Your goal.
It is required that the lines from the top of the listing through the line with "(bOb |- lO.north);" be reproduced exactly, excluding pictures.

Supplied material.
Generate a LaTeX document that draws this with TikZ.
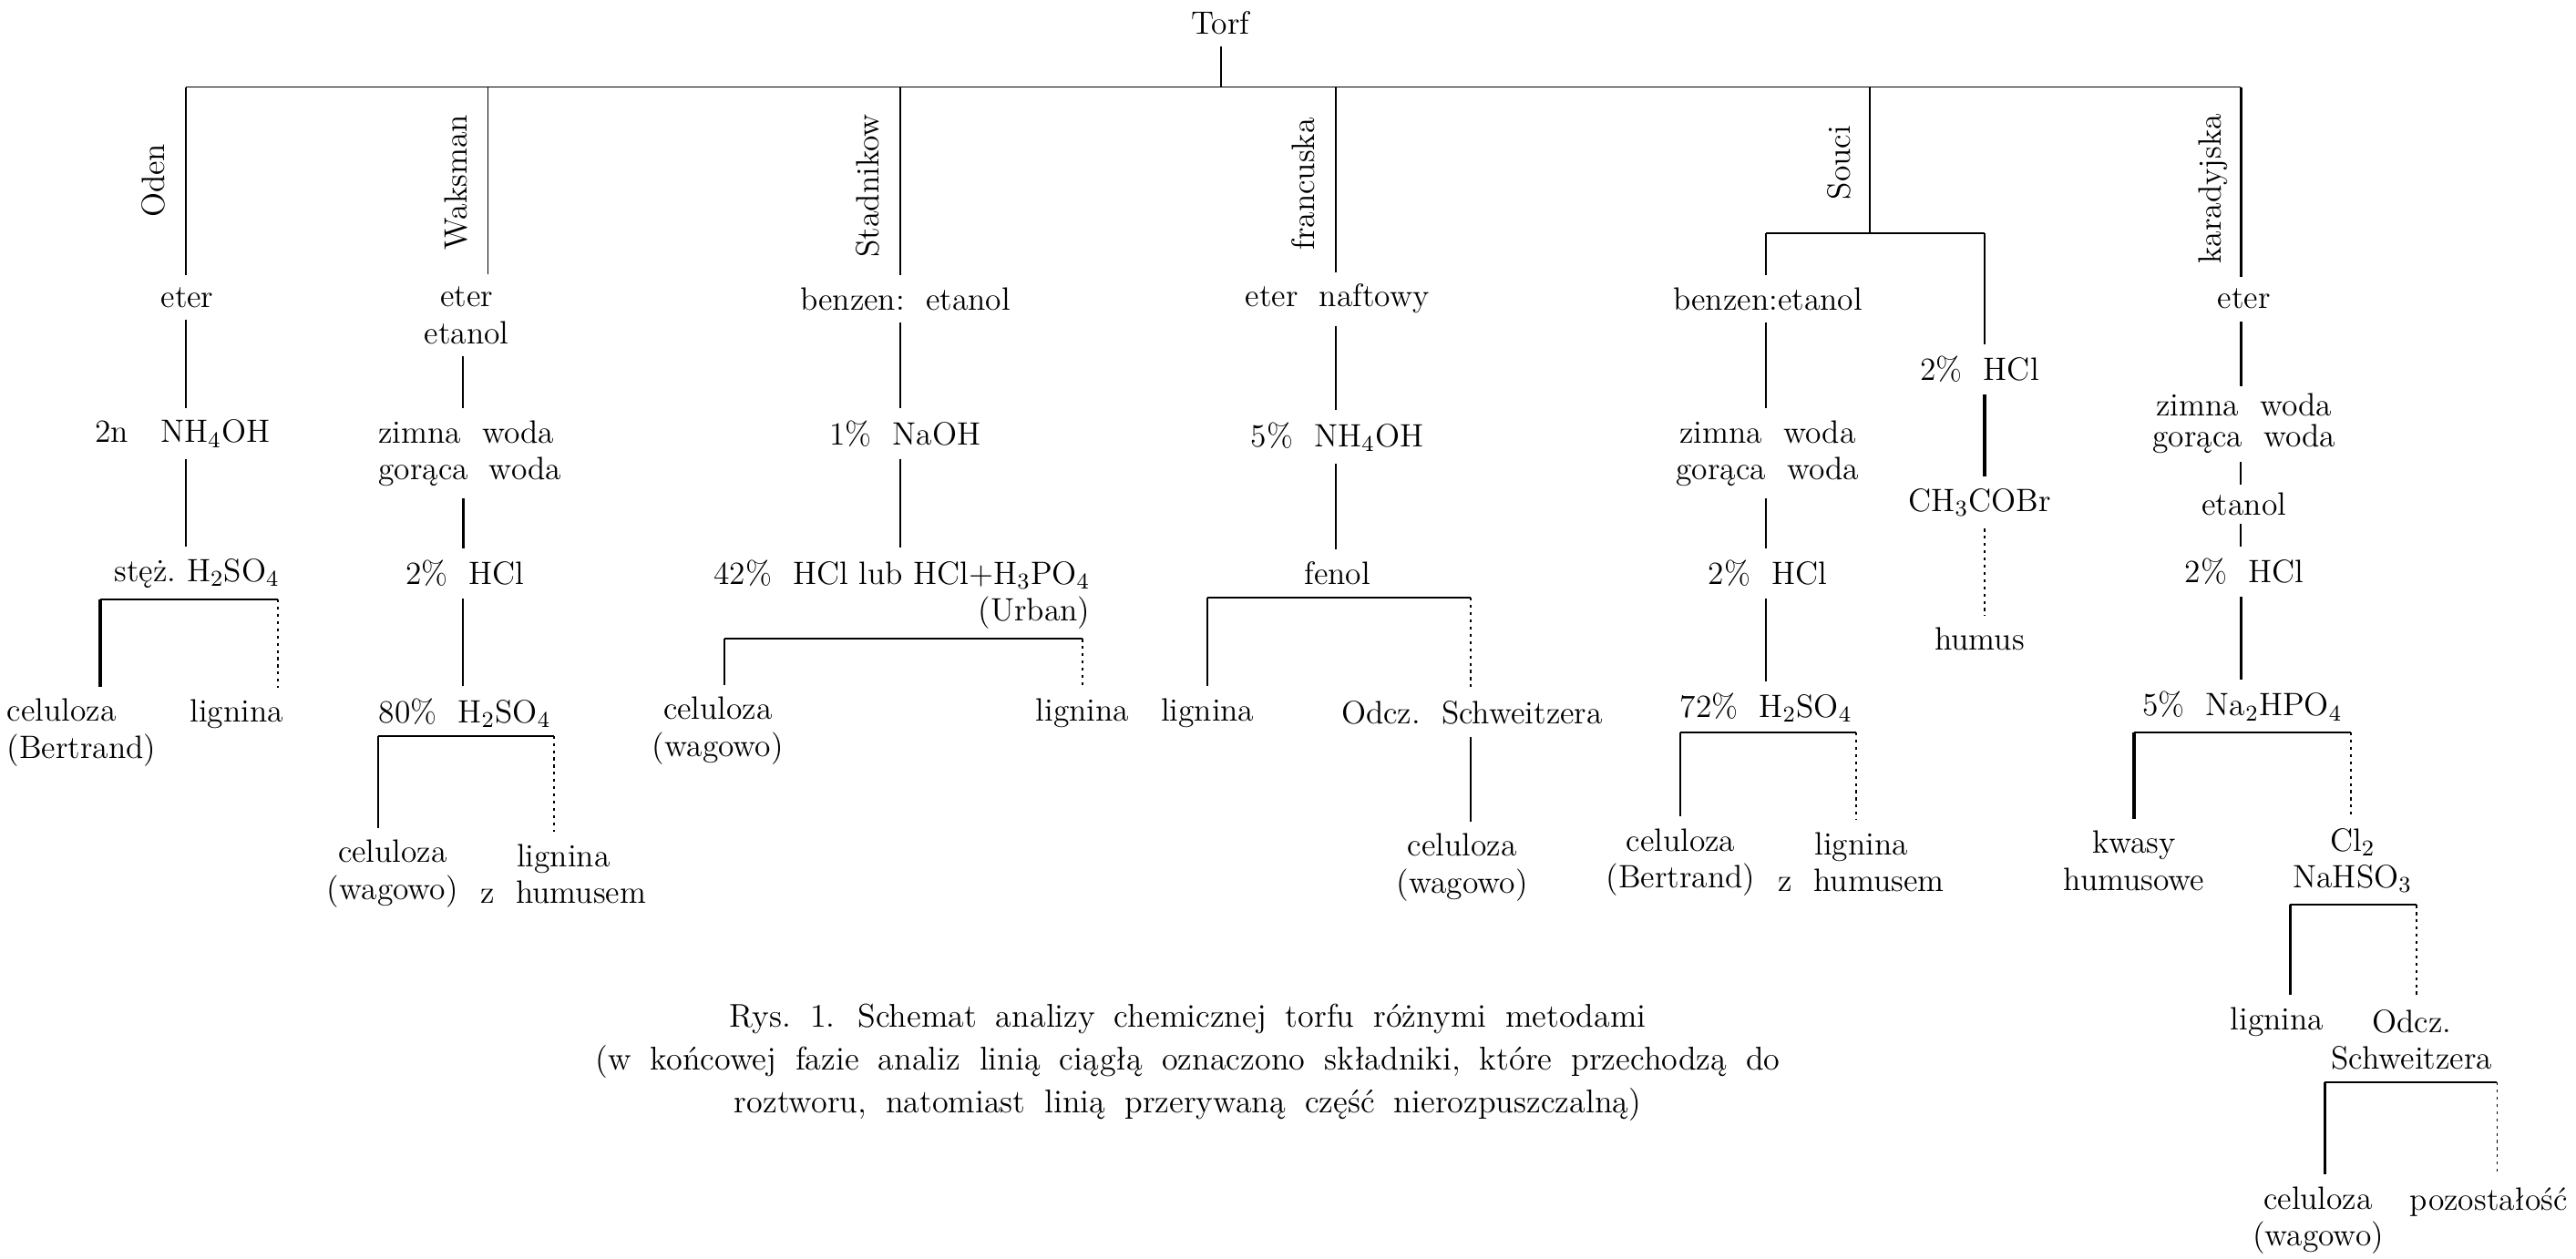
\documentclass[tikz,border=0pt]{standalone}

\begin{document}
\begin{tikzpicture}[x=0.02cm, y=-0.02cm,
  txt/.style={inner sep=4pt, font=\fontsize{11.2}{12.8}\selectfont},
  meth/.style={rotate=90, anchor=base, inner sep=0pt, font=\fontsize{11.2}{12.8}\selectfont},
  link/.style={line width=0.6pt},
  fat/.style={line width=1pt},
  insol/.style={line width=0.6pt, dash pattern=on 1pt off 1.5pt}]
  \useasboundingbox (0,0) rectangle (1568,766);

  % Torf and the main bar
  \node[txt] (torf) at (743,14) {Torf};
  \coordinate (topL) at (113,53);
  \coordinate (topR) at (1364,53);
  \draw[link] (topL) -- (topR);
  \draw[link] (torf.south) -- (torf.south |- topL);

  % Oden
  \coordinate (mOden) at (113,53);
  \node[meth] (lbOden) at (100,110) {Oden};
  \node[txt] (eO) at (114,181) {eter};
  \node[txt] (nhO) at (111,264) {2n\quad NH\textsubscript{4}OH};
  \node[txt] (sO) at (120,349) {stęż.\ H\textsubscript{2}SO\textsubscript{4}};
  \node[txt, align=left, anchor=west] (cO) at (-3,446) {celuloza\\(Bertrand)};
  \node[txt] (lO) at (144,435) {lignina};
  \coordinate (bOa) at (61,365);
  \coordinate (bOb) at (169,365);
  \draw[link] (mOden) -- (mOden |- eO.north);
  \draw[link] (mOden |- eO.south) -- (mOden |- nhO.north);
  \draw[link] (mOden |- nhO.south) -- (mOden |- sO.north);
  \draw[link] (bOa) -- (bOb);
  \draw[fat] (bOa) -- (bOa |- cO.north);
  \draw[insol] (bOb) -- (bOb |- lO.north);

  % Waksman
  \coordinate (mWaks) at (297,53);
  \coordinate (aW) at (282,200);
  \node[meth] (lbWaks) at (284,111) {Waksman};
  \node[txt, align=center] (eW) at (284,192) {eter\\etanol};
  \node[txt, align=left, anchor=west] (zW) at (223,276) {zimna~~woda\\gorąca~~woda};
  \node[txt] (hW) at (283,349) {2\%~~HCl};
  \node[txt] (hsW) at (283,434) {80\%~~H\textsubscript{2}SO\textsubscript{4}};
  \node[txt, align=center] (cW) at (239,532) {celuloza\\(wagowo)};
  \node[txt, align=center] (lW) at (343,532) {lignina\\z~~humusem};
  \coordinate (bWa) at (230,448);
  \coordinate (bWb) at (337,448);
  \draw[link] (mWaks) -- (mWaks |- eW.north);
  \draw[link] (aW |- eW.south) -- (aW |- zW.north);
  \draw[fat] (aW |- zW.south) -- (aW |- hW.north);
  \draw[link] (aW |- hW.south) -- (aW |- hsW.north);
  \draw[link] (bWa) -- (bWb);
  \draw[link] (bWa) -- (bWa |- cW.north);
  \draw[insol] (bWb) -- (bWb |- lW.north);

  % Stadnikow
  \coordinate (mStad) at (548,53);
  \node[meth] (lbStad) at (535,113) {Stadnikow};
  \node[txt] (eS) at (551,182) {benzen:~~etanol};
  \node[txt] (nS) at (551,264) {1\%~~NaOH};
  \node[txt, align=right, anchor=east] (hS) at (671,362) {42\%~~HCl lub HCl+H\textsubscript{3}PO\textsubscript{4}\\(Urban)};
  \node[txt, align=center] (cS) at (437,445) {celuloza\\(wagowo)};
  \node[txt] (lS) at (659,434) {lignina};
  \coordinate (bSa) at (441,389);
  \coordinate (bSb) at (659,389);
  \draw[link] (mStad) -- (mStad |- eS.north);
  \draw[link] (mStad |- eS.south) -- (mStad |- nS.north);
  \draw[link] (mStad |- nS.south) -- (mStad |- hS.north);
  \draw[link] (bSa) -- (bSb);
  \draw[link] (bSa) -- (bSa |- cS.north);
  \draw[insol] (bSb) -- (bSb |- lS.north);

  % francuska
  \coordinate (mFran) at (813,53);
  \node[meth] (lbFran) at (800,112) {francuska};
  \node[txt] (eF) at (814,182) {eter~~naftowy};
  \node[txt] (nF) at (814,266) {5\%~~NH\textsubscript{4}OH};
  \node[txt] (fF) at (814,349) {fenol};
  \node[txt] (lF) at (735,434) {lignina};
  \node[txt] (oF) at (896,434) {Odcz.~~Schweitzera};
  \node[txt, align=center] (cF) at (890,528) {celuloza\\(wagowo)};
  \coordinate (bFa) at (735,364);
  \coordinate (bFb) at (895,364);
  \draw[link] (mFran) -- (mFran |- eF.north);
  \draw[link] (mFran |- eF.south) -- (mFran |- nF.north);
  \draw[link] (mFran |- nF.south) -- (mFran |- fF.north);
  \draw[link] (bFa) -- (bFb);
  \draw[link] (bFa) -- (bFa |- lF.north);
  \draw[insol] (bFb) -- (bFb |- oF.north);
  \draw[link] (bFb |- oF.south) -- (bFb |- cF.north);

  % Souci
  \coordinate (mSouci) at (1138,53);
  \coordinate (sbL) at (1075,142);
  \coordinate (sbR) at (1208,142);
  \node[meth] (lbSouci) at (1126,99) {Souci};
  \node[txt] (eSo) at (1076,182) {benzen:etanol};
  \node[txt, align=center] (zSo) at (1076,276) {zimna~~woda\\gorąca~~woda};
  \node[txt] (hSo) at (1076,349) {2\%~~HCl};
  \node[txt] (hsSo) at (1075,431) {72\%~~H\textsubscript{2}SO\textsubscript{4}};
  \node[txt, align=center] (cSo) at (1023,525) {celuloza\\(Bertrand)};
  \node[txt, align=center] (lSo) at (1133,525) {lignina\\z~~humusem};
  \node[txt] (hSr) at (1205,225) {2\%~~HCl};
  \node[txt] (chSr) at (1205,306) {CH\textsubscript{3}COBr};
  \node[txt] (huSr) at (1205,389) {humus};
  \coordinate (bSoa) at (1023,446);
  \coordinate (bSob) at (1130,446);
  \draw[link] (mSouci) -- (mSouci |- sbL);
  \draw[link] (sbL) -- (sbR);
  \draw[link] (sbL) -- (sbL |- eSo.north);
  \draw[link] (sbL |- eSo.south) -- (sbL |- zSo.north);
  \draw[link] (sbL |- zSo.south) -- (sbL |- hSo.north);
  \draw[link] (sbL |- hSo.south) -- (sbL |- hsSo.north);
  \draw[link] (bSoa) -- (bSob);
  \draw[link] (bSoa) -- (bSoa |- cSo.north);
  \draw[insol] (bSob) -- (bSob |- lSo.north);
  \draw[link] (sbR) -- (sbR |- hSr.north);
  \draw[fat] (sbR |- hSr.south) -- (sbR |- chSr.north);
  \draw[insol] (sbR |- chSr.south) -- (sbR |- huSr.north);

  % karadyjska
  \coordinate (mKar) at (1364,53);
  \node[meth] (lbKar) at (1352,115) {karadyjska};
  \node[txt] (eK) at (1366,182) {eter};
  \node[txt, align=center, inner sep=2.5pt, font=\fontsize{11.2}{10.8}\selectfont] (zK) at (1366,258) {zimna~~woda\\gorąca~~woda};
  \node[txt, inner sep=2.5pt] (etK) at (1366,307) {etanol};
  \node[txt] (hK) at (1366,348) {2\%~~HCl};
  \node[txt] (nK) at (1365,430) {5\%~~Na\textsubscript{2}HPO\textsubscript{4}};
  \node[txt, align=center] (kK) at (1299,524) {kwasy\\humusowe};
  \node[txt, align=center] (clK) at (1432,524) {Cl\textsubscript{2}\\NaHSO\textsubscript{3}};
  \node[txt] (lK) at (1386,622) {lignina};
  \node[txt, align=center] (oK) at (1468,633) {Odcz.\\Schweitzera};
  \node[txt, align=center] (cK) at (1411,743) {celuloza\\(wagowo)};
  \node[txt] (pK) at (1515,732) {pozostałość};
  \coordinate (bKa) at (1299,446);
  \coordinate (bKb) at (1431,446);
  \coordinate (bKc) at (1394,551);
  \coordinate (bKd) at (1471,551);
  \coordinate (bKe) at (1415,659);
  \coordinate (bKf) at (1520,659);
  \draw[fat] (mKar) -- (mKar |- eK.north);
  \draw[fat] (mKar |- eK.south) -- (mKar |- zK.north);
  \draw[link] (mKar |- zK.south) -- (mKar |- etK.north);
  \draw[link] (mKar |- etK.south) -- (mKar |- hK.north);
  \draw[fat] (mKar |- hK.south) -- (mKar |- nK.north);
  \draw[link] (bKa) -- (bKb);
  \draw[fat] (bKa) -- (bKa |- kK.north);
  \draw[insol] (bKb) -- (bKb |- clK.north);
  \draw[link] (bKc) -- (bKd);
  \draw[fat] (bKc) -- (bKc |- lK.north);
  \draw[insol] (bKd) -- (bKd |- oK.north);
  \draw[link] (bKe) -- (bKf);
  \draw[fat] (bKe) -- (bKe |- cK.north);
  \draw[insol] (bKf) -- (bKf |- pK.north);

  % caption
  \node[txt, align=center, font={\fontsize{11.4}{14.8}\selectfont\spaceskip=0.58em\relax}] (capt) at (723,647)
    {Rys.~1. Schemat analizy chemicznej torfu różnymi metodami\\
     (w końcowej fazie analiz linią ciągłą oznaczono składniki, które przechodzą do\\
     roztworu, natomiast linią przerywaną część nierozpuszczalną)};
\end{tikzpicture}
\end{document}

Output for this exercise.
Generate a LaTeX document that draws this with TikZ.
\documentclass[tikz,border=0pt]{standalone}

\begin{document}
\begin{tikzpicture}[x=0.02cm, y=-0.02cm,
  txt/.style={inner sep=4pt, font=\fontsize{11.2}{12.8}\selectfont},
  meth/.style={rotate=90, anchor=base, inner sep=0pt, font=\fontsize{11.2}{12.8}\selectfont},
  link/.style={line width=0.6pt},
  fat/.style={line width=1pt},
  insol/.style={line width=0.6pt, dash pattern=on 1pt off 1.5pt}]
  \useasboundingbox (0,0) rectangle (1568,766);

  % Torf and the main bar
  \node[txt] (torf) at (743,14) {Torf};
  \coordinate (topL) at (113,53);
  \coordinate (topR) at (1364,53);
  \draw[link] (topL) -- (topR);
  \draw[link] (torf.south) -- (torf.south |- topL);

  % Oden
  \coordinate (mOden) at (113,53);
  \node[meth] (lbOden) at (100,110) {Oden};
  \node[txt] (eO) at (114,181) {eter};
  \node[txt] (nhO) at (111,264) {2n\quad NH\textsubscript{4}OH};
  \node[txt] (sO) at (120,349) {stęż.\ H\textsubscript{2}SO\textsubscript{4}};
  \node[txt, align=left, anchor=west] (cO) at (-3,446) {celuloza\\(Bertrand)};
  \node[txt] (lO) at (144,435) {lignina};
  \coordinate (bOa) at (61,365);
  \coordinate (bOb) at (169,365);
  \draw[link] (mOden) -- (mOden |- eO.north);
  \draw[link] (mOden |- eO.south) -- (mOden |- nhO.north);
  \draw[link] (mOden |- nhO.south) -- (mOden |- sO.north);
  \draw[link] (bOa) -- (bOb);
  \draw[fat] (bOa) -- (bOa |- cO.north);
  \draw[insol] (bOb) -- (bOb |- lO.north);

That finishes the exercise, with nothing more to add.